いま携わっているボランティアの案件で、まだ差別とか人種とかわかっていない年齢の子どもたちからの手紙を訳すことがあります。その子たちが大きくなってそういう問題に直面したときに、子どものころ、日本という遠い国のおじちゃんおばちゃんと文通したなという思い出があると、憎しみの連鎖のようなものを少しでも防ぐことにつながるのではないかと思っています。
ですから、翻訳以外でもそうしたことにつながる活動や機会があれば、ぜひ積極的にチャレンジしたいです。
加賀山 :これまでのキャリアを拝見すると、翻訳以外にもいろいろな引き出しがありそうですね。

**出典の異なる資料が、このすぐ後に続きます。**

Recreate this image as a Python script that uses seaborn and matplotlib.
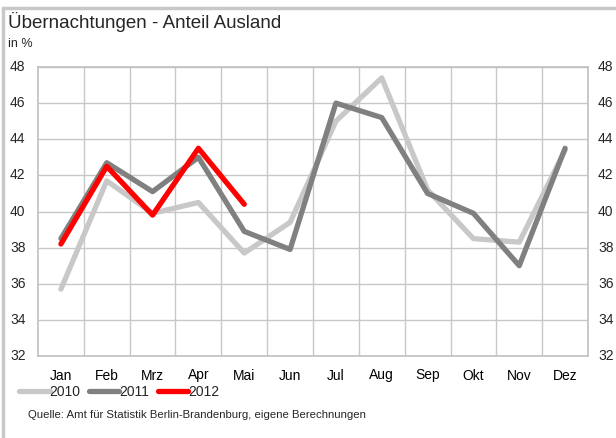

田村 :もうちょっと早く気づけばよかったかもしれません(笑)。来年、還暦なので。
■ 還暦でもぜんぜん間に合うと思います! オンラインの発達でますます国境に関係なく仕事ができるようになってきましたから、多彩な経歴と知識を生かして、オーストラリアで、香港で、あるいは日本でもご活躍ください。